THE REQUEST
Reproduce exactly, with no pictures, each line from the opening of the material down through the line containing "plt.rcParams['mathtext.rm'] = 'Liberation".
-- Begin EXCERPTED DATA --
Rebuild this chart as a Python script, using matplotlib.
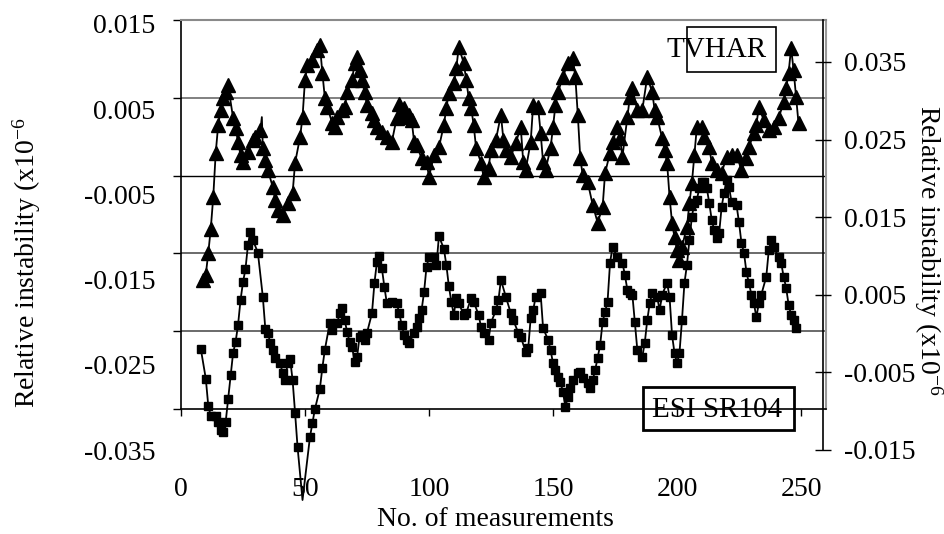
import matplotlib
matplotlib.use("Agg")
import matplotlib.pyplot as plt
from matplotlib.patches import Rectangle

plt.rcParams['font.family'] = ['Liberation Serif', 'DejaVu Serif']
plt.rcParams['mathtext.fontset'] = 'custom'
plt.rcParams['mathtext.rm'] = 'Liberation Serif'

# TVHAR (triangles, right axis)
tvhar_x = [9, 10, 11, 12, 13, 14, 15, 16, 17, 18, 19, 21, 22, 23, 24, 25, 27, 29, 30, 32,
           33, 34, 35, 37, 38, 39, 41, 43, 45, 46, 48, 49, 50, 51, 53, 55, 56, 57, 58, 59,
           61, 62, 63, 65, 66, 67, 69, 70, 71, 72, 73, 74, 75, 77, 78, 79, 81, 83, 85, 87,
           88, 89, 90, 92, 93, 94, 95, 97, 99, 100, 102, 104, 106, 107, 108, 110, 111, 112, 114, 115,
           116, 117, 118, 119, 121, 122, 124, 125, 127, 129, 130, 131, 133, 135, 137, 138, 139, 141, 142, 144,
           145, 146, 147, 149, 150, 151, 152, 154, 156, 158, 159, 160, 161, 162, 164, 166, 168, 170, 171, 173,
           174, 176, 177, 178, 180, 181, 182, 184, 186, 188, 190, 191, 192, 194, 195, 196, 197, 198, 199, 200,
           201, 202, 204, 205, 206, 207, 208, 210, 211, 213, 214, 216, 218, 220, 222, 224, 226, 228, 229, 231,
           232, 233, 235, 237, 239, 241, 243, 244, 245, 246, 247, 248, 249]
tvhar_y = [0.0069, 0.0076, 0.0104, 0.0135, 0.0176, 0.0233, 0.0269, 0.0288, 0.0304, 0.0311, 0.0320, 0.0278, 0.0265, 0.0247, 0.0230, 0.0221, 0.0234, 0.0249, 0.0253, 0.0262,
           0.0239, 0.0224, 0.0211, 0.0189, 0.0172, 0.0159, 0.0153, 0.0168, 0.0181, 0.0220, 0.0253, 0.0279, 0.0327, 0.0346, 0.0353, 0.0365, 0.0372, 0.0336, 0.0304, 0.0292,
           0.0271, 0.0266, 0.0279, 0.0288, 0.0292, 0.0311, 0.0327, 0.0349, 0.0356, 0.0340, 0.0327, 0.0311, 0.0295, 0.0284, 0.0275, 0.0266, 0.0260, 0.0253, 0.0247, 0.0278,
           0.0296, 0.0279, 0.0291, 0.0282, 0.0275, 0.0247, 0.0243, 0.0226, 0.0221, 0.0202, 0.0230, 0.0240, 0.0269, 0.0291, 0.0310, 0.0323, 0.0342, 0.0369, 0.0349, 0.0327,
           0.0304, 0.0291, 0.0269, 0.0239, 0.0220, 0.0202, 0.0213, 0.0237, 0.0250, 0.0282, 0.0250, 0.0237, 0.0228, 0.0246, 0.0266, 0.0221, 0.0211, 0.0247, 0.0295, 0.0292,
           0.0259, 0.0221, 0.0211, 0.0239, 0.0266, 0.0295, 0.0311, 0.0331, 0.0349, 0.0355, 0.0331, 0.0282, 0.0226, 0.0204, 0.0195, 0.0166, 0.0143, 0.0163, 0.0207, 0.0233,
           0.0247, 0.0266, 0.0252, 0.0228, 0.0279, 0.0305, 0.0316, 0.0288, 0.0288, 0.0331, 0.0311, 0.0288, 0.0279, 0.0252, 0.0237, 0.0220, 0.0176, 0.0143, 0.0124, 0.0108,
           0.0095, 0.0112, 0.0137, 0.0168, 0.0194, 0.0230, 0.0266, 0.0266, 0.0253, 0.0240, 0.0220, 0.0211, 0.0207, 0.0228, 0.0230, 0.0230, 0.0211, 0.0226, 0.0240, 0.0259,
           0.0269, 0.0292, 0.0275, 0.0262, 0.0266, 0.0278, 0.0298, 0.0316, 0.0336, 0.0368, 0.0340, 0.0305, 0.0271]

# ESI SR104 (squares, left axis)
esi_x = [8, 10, 11, 12, 14, 15, 16, 17, 18, 19, 20, 21, 22, 23, 24, 25, 26, 27, 28, 29,
         31, 33, 34, 35, 36, 37, 38, 40, 41, 42, 43, 44, 45, 46, 47, 52, 53, 54, 56, 57,
         58, 60, 61, 63, 64, 65, 66, 67, 68, 69, 70, 71, 72, 73, 74, 75, 77, 78, 79, 80,
         81, 82, 83, 85, 87, 88, 89, 90, 91, 92, 94, 95, 96, 97, 98, 99, 100, 102, 103, 104,
         106, 107, 108, 109, 110, 111, 112, 114, 115, 117, 118, 120, 121, 122, 124, 125, 127, 128, 129, 131,
         133, 134, 136, 137, 139, 140, 141, 142, 143, 145, 146, 148, 149, 150, 151, 152, 153, 154, 155, 156,
         157, 158, 160, 161, 162, 164, 165, 166, 167, 168, 169, 170, 171, 172, 173, 174, 176, 178, 179, 180,
         181, 182, 183, 184, 186, 187, 188, 189, 190, 192, 193, 194, 196, 197, 198, 199, 200, 201, 202, 203,
         204, 205, 206, 207, 208, 209, 210, 211, 212, 213, 214, 215, 216, 217, 218, 219, 220, 221, 222, 224,
         225, 226, 227, 228, 229, 230, 231, 232, 233, 234, 236, 237, 238, 239, 241, 242, 243, 244, 245, 246,
         247, 248]
esi_y = [-0.0273, -0.0311, -0.0346, -0.0359, -0.0359, -0.0367, -0.0377, -0.0380, -0.0367, -0.0337,
         -0.0306, -0.0278, -0.0264, -0.0242, -0.0210, -0.0187, -0.0170, -0.0139, -0.0122, -0.0133,
         -0.0149, -0.0206, -0.0247, -0.0252, -0.0265, -0.0274, -0.0284, -0.0291, -0.0304, -0.0313,
         -0.0291, -0.0286, -0.0313, -0.0355, -0.0399, -0.0386, -0.0368, -0.0350, -0.0324, -0.0297,
         -0.0274, -0.0239, -0.0248, -0.0239, -0.0227, -0.0220, -0.0236, -0.0251, -0.0264, -0.0270,
         -0.0290, -0.0283, -0.0257, -0.0255, -0.0261, -0.0252, -0.0227, -0.0188, -0.0161, -0.0153,
         -0.0169, -0.0193, -0.0214, -0.0212, -0.0214, -0.0227, -0.0242, -0.0255, -0.0261, -0.0265,
         -0.0252, -0.0245, -0.0233, -0.0223, -0.0200, -0.0167, -0.0155, -0.0155, -0.0165, -0.0128,
         -0.0144, -0.0165, -0.0192, -0.0212, -0.0229, -0.0207, -0.0214, -0.0229, -0.0227, -0.0207,
         -0.0212, -0.0229, -0.0245, -0.0252, -0.0261, -0.0239, -0.0223, -0.0210, -0.0184, -0.0206,
         -0.0227, -0.0236, -0.0252, -0.0257, -0.0277, -0.0272, -0.0233, -0.0223, -0.0206, -0.0201,
         -0.0246, -0.0261, -0.0274, -0.0291, -0.0300, -0.0309, -0.0315, -0.0328, -0.0347, -0.0335,
         -0.0323, -0.0313, -0.0304, -0.0302, -0.0310, -0.0317, -0.0323, -0.0313, -0.0300, -0.0284,
         -0.0268, -0.0238, -0.0225, -0.0212, -0.0162, -0.0142, -0.0155, -0.0162, -0.0178, -0.0197,
         -0.0201, -0.0203, -0.0238, -0.0274, -0.0283, -0.0265, -0.0236, -0.0214, -0.0201, -0.0206,
         -0.0223, -0.0203, -0.0188, -0.0206, -0.0255, -0.0278, -0.0291, -0.0278, -0.0236, -0.0188,
         -0.0165, -0.0133, -0.0103, -0.0085, -0.0081, -0.0066, -0.0058, -0.0058, -0.0066, -0.0085,
         -0.0107, -0.0120, -0.0130, -0.0124, -0.0090, -0.0072, -0.0056, -0.0065, -0.0084, -0.0088,
         -0.0110, -0.0137, -0.0149, -0.0174, -0.0188, -0.0203, -0.0214, -0.0232, -0.0214, -0.0203,
         -0.0180, -0.0146, -0.0133, -0.0142, -0.0155, -0.0162, -0.0180, -0.0194, -0.0216, -0.0229,
         -0.0236, -0.0246]

# points where the fitted line leaves the markers
esi_line_extra_x = [49]
esi_line_extra_y = [-0.0467]
tvhar_line_extra_x = [32.6]
tvhar_line_extra_y = [0.0279]

left_ticks = [-0.035, -0.025, -0.015, -0.005, 0.005, 0.015]
right_ticks = [-0.015, -0.005, 0.005, 0.015, 0.025, 0.035]
x_ticks = [0, 50, 100, 150, 200, 250]

W, H = 945, 534
FS = 20


def fx(px):
    return px / W


def fy(py):
    return 1 - py / H


def merged(xs, ys, ex, ey):
    pts = sorted(zip(list(xs) + list(ex), list(ys) + list(ey)))
    return [p[0] for p in pts], [p[1] for p in pts]


fig = plt.figure(figsize=(9.45, 5.34), dpi=100)

# main axes: plot frame, gridlines, x axis, squares
ax = fig.add_axes([fx(181), fy(409), fx(826 - 181), (409 - 20) / H])
ax.set_xlim(0, 250 * 645 / 620)
ax.set_ylim(-0.035, 0.015)
ax.set_xticks(x_ticks)
ax.set_xticklabels([str(t) for t in x_ticks], fontsize=FS)
ax.tick_params(axis='x', direction='out', length=5, width=1, pad=44)
ax.set_yticks(left_ticks)
ax.set_yticklabels([])
ax.tick_params(axis='y', direction='out', length=6, width=1)
for v, c, lw in [(0.005, '#808080', 1.4), (-0.005, 'black', 1.0),
                 (-0.015, '#6a6a6a', 1.4), (-0.025, '#6a6a6a', 1.4)]:
    ax.axhline(v, color=c, lw=lw, zorder=1)
ax.spines['top'].set_color('#8a8a8a')
ax.spines['top'].set_linewidth(1.5)
ax.spines['right'].set_color('#9a9a9a')
ax.spines['right'].set_linewidth(1.5)
ax.spines['left'].set_linewidth(1.2)
ax.spines['bottom'].set_linewidth(1.2)

lx, ly = merged(esi_x, esi_y, esi_line_extra_x, esi_line_extra_y)
ax.plot(lx, ly, color='black', lw=1.3, clip_on=False, zorder=3)
ax.plot(esi_x, esi_y, linestyle='none', marker='s', ms=6, color='black',
        clip_on=False, zorder=4)

# right axis: triangles
ax2 = fig.add_axes([fx(181), fy(450), fx(823 - 181), (450 - 20) / H])
ax2.patch.set_visible(False)
ax2.set_xlim(0, 250 * 642 / 620)
ax2.set_ylim(-0.015, 0.035 + 42 / 7760)
for s in ['top', 'left', 'bottom']:
    ax2.spines[s].set_visible(False)
ax2.spines['right'].set_linewidth(1.2)
ax2.set_xticks([])
ax2.yaxis.tick_right()
ax2.set_yticks(right_ticks)
ax2.set_yticklabels(['%.3f' % t for t in right_ticks], fontsize=FS)
ax2.tick_params(axis='y', direction='inout', length=11.5, width=1, pad=9.4)

tx, ty = merged(tvhar_x, tvhar_y, tvhar_line_extra_x, tvhar_line_extra_y)
ax2.plot(tx, ty, color='black', lw=1.3, zorder=3)
ax2.plot(tvhar_x, tvhar_y, linestyle='none', marker='^', ms=10.5, color='black', zorder=4)

# left tick labels sit on their own, slightly stretched scale
ax3 = fig.add_axes([fx(181), fy(450), 0.001, (450 - 24) / H])
ax3.patch.set_visible(False)
for s in ax3.spines.values():
    s.set_visible(False)
ax3.set_xticks([])
ax3.set_ylim(-0.035, 0.015)
ax3.set_yticks(left_ticks)
ax3.set_yticklabels(['%.3f' % t for t in left_ticks], fontsize=FS)
ax3.tick_params(axis='y', length=0, pad=18.5)

# axis titles
ylab = 'Relative instability (x10$\\mathregular{^{-6}}$'
fig.text(fx(27), fy(263), ylab, rotation=90, ha='center', va='center', fontsize=FS)
fig.text(fx(928), fy(250), ylab, rotation=270, ha='center', va='center', fontsize=FS)
fig.text(fx(495), fy(519), 'No. of measurements', ha='center', va='center', fontsize=FS)

# legend labels
fig.text(fx(717), fy(50), 'TVHAR', ha='center', va='center', fontsize=21)
fig.patches.append(Rectangle((fx(687), fy(72)), fx(776 - 687), (72 - 27) / H,
                             transform=fig.transFigure, fill=False, ec='black', lw=1.2))
fig.text(fx(717), fy(410), 'ESI SR104', ha='center', va='center', fontsize=21)
fig.patches.append(Rectangle((fx(643), fy(430)), fx(794 - 643), (430 - 387) / H,
                             transform=fig.transFigure, fill=False, ec='black', lw=2.0))

fig.savefig('out.png', dpi=100)
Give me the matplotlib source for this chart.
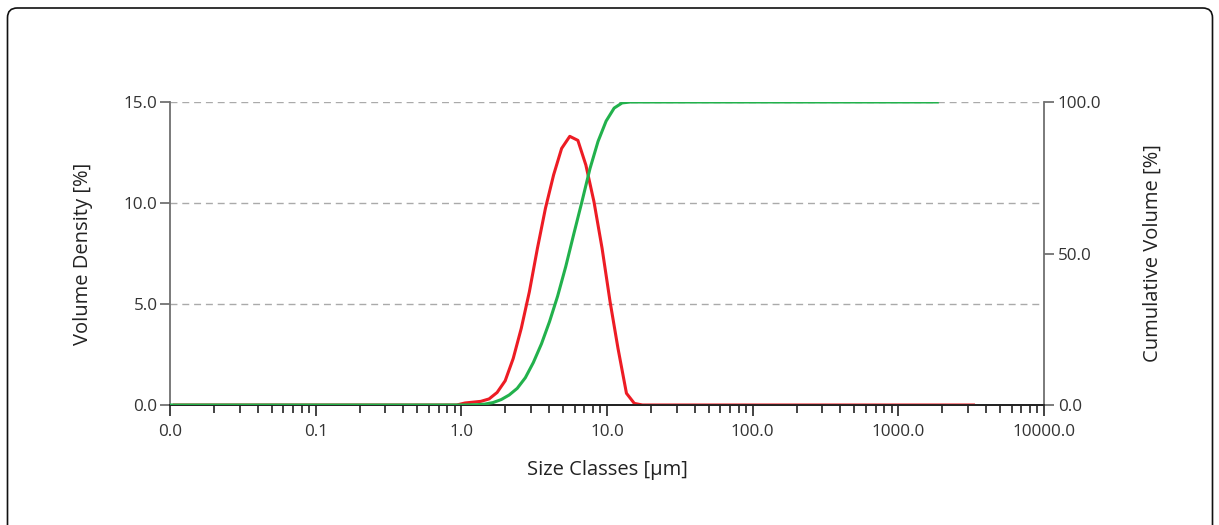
import matplotlib
matplotlib.use("Agg")
import matplotlib.pyplot as plt
from matplotlib.ticker import FixedLocator, FuncFormatter, LogLocator, NullFormatter
from matplotlib.patches import FancyBboxPatch

# ---- data ----
density_size = [0.0107, 0.93, 1.06, 1.20, 1.36, 1.55, 1.76, 2.00, 2.27, 2.58, 2.93,
                3.33, 3.78, 4.30, 4.88, 5.55, 6.31, 7.16, 8.14, 9.25, 10.5, 11.9,
                13.6, 15.4, 17.5, 3280]
density_vals = [0.0, 0.0, 0.10, 0.14, 0.18, 0.30, 0.62, 1.20, 2.30, 3.80, 5.60,
                7.76, 9.74, 11.39, 12.70, 13.30, 13.10, 11.88, 10.06, 7.76, 5.11, 2.80,
                0.58, 0.08, 0.0, 0.0]

cum_size = [0.01, 0.991, 1.13, 1.28, 1.45, 1.65, 1.88, 2.13, 2.42, 2.75, 3.12, 3.55,
            4.03, 4.58, 5.21, 5.92, 6.72, 7.64, 8.68, 9.86, 11.2, 12.7, 14.5, 1850]
cum_vals = [0.0, 0.0, 0.05, 0.1, 0.3, 0.8, 1.8, 3.3, 5.5, 9.0, 14.0, 20.2,
            27.5, 35.9, 45.7, 56.5, 67.0, 78.0, 87.0, 93.7, 98.0, 99.7, 100.0, 100.0]

x_ticks = [0.01, 0.1, 1, 10, 100, 1000, 10000]
left_ticks = [0, 5, 10, 15]
right_ticks = [0, 50, 100]

plt.rcParams['font.family'] = ['Open Sans', 'DejaVu Sans']

W, H = 1219, 525
fig = plt.figure(figsize=(W / 100, H / 100), dpi=100)

# rounded frame
frame = FancyBboxPatch((7.5 / W, -0.2), (1212.5 - 7.5) / W, (517 + 105) / H,
                       boxstyle="round,pad=0,rounding_size=0.008",
                       transform=fig.transFigure, fill=False,
                       edgecolor='#111111', linewidth=1.2, mutation_aspect=W / H)
fig.patches.append(frame)

ax = fig.add_axes([170 / W, 1 - 405 / H, (1044 - 170) / W, (405 - 102) / H])
ax2 = ax.twinx()

red = '#ED1C24'
green = '#22B14C'

ax.plot(density_size, density_vals, color=red, lw=2.2, zorder=3)
ax2.plot(cum_size, cum_vals, color=green, lw=2.2, zorder=4)

ax.set_xscale('log')
ax.set_xlim(0.01, 10000)
ax.set_ylim(0, 15)
ax2.set_ylim(0, 100)

# grid
for v in [5, 10, 15]:
    ax.axhline(v, color='#aaaaaa', lw=1.0, ls=(0, (5, 3.5)), zorder=1)

tick_fs = 12.3
label_fs = 14.5

# x axis ticks
ax.xaxis.set_major_locator(FixedLocator(x_ticks))
ax.xaxis.set_major_formatter(FuncFormatter(lambda v, p: f"{v:.1f}"))
ax.xaxis.set_minor_locator(LogLocator(base=10, subs=range(2, 10), numticks=20))
ax.xaxis.set_minor_formatter(NullFormatter())
ax.tick_params(axis='x', which='major', length=8, width=1.2, color='#222222',
               direction='out', labelsize=tick_fs, pad=6, labelcolor='#333333')
ax.tick_params(axis='x', which='minor', length=5.5, width=1.2, color='#222222', direction='out')

ax.set_yticks(left_ticks)
ax.yaxis.set_major_formatter(FuncFormatter(lambda v, p: f"{v:.1f}"))
ax.tick_params(axis='y', length=7, width=1.2, color='#666666', labelsize=tick_fs,
               pad=2, labelcolor='#333333')
ax2.set_yticks(right_ticks)
ax2.yaxis.set_major_formatter(FuncFormatter(lambda v, p: f"{v:.1f}"))
ax2.tick_params(axis='y', length=7, width=1.2, color='#666666', labelsize=tick_fs,
                pad=3, labelcolor='#333333')

for a in (ax, ax2):
    a.spines['top'].set_visible(False)
    a.spines['left'].set_color('#707070')
    a.spines['right'].set_color('#707070')
    a.spines['left'].set_linewidth(1.3)
    a.spines['right'].set_linewidth(1.3)
    a.spines['bottom'].set_color('#222222')
    a.spines['bottom'].set_linewidth(1.3)
ax2.spines['left'].set_visible(False)
ax.spines['right'].set_visible(False)

ax.set_xlabel('Size Classes [µm]', fontsize=label_fs, color='#222222', labelpad=14)
ax.set_ylabel('Volume Density [%]', fontsize=label_fs, color='#222222', labelpad=22)
ax2.set_ylabel('Cumulative Volume [%]', fontsize=label_fs, color='#222222', labelpad=30)

ax.patch.set_visible(False)
ax2.set_zorder(ax.get_zorder() + 1)

fig.savefig('out.png', dpi=100)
-- End EXCERPTED DATA --
WORKED ANSWER
Rebuild this chart as a Python script, using matplotlib.
import matplotlib
matplotlib.use("Agg")
import matplotlib.pyplot as plt
from matplotlib.patches import Rectangle

plt.rcParams['font.family'] = ['Liberation Serif', 'DejaVu Serif']
plt.rcParams['mathtext.fontset'] = 'custom'
plt.rcParams['mathtext.rm'] = 'Liberation Serif'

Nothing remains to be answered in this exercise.